Il rendimento dei Treasury decennali ha subito un’impennata ieri dopo la pubblicazione dei dati sull’inflazione al consumo di gennaio, più forti del previsto.
La notizia ha anche convinto il mercato che la Federal Reserve avrebbe spinto il primo taglio dei tassi di interesse di questo ciclo più avanti nel corso dell’anno.
Ma una nuova serie di modelli di “fair value” continua a suggerire che il rendimento a 10 anni è elevato rispetto alle condizioni macro.
Il mercato obbligazionario, tuttavia, non è d’accordo, e questo è vero da mesi.
Il forte aumento del rendimento a 10 anni di martedì al 4,31% (13 febbraio) - il livello più alto in quasi tre mesi - riflette un disaccordo che ieri si è intensificato.
Bisogna ricordare che nel breve termine il mercato può superare (e sottovalutare) i fondamentali, per cui è possibile, forse probabile, che la stima del fair value più basso per il tasso a 10 anni non si realizzi a breve.
I modelli del tipo utilizzato di seguito non sono concepiti per il market timing o per la speculazione a breve termine, ma sono utili per decidere dove si colloca il bias per le prospettive dei tassi.
Su questa base, diversi modelli macro suggeriscono che il rendimento a 10 anni deve ancora affrontare venti di rialzo.
Gli ultimi dati mostrano che il tasso a 10 anni basato sul mercato, pari al 4,31%, è di oltre un punto percentuale al di sopra della stima di fair value del 3,12% per gennaio, basata sulla media di tre modelli (definiti qui).
Si noti inoltre che questa stima del fair value nella fascia bassa del 3% è rimasta relativamente stabile negli ultimi mesi. In altre parole, il quadro generale delle condizioni macro non è cambiato molto.
Intanto, il mercato continua a prezzare il tasso a 10 anni con un sovrapprezzo rispetto a quanto suggerito da una versione di fair modeling.
Non è una situazione insolita, come ci ricorda il grafico qui sopra, il mercato ha sempre fornito premi e sconti rispetto alla stima media del modello.
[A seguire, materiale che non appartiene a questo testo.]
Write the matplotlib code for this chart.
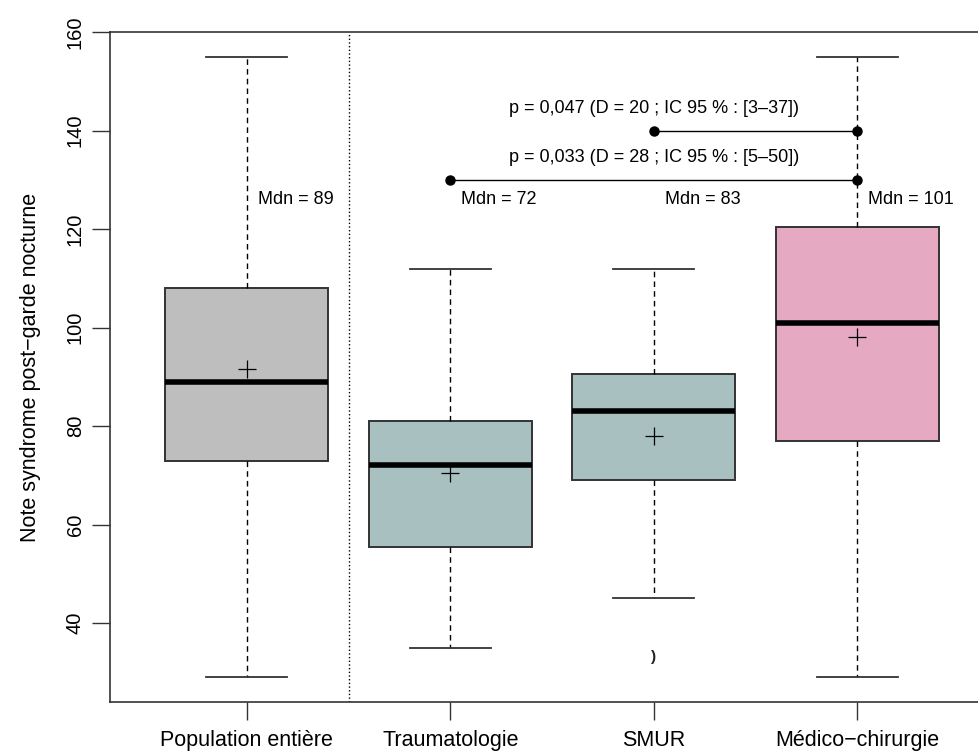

L’attuale serie di premi è più lunga e drammatica del solito, ma a meno che non ci sia stato un radicale cambiamento di regime nel modo in cui il mercato interagisce con le condizioni macroeconomiche, è probabile che l’insolita diffusione finisca per ridursi.
Per una visione più chiara dell’evoluzione di questo sconto/premio, il grafico successivo traccia lo spread tra il rendimento effettivo a 10 anni e la stima media del modello.
Da notare che il premio estremo degli ultimi tempi si è ritirato a gennaio. La domanda è se le notizie sull’inflazione di ieri e l’impennata dei rendimenti cambieranno il calcolo e la tendenza nei prossimi mesi.
Ci sono diverse ragioni per pensare che il rendimento a 10 anni rimarrà vincolato alla stima del fair value. Per cominciare, la disinflazione continua, anche se non era evidente nel rapporto sull’inflazione di ieri.
Una lettura più ampia degli indici d’inflazione, comprese diverse misure alternative, suggerisce che il calo delle pressioni inflazionistiche sta rallentando, ma persisterà, anche se a fasi alterne.
In breve, una corsa alla reflazione non sembra probabile, almeno non in questo momento. L’inflazione persistente, tuttavia, ha riorientato le aspettative del mercato sulla velocità con cui l’inflazione rallenterà rispetto ai livelli attuali e sulla tempistica con cui la Fed inizierà a tagliare i tassi di interesse.
Su entrambi i fronti il mercato ha ricalibrato le aspettative, e a ragione. Tuttavia, è ancora prematuro affermare che la tendenza alla disinflazione è morta e che il rendimento a 10 anni è destinato a una continua inversione di tendenza.
Cosa potrebbe cambiare questa prospettiva? Per cominciare, un aumento della stima media del fair value e delle aspettative dei consumatori sull’inflazione. Per il momento, nessuna delle due inversioni di tendenza si sta manifestando nei numeri.
Lunedì, ad esempio, la Fed di New York ha comunicato che le aspettative mediane di inflazione dei consumatori sono rimaste stabili e relativamente modeste a gennaio.
Certo, i dati CPI di ieri potrebbero segnare un punto di svolta della reflazione. È già successo in passato, in particolare a metà degli anni Settanta. Un’ampia analisi degli indicatori suggerisce che oggi non si sta ripetendo.
Ma se questa opinione è sbagliata, vedremo le prove accumularsi attraverso i dati sul reddito nei giorni e nelle settimane a venire. La mia stima del rischio calcolato, tuttavia, suggerisce che le probabilità che sia iniziata una nuova fase di reflazione sono ancora basse.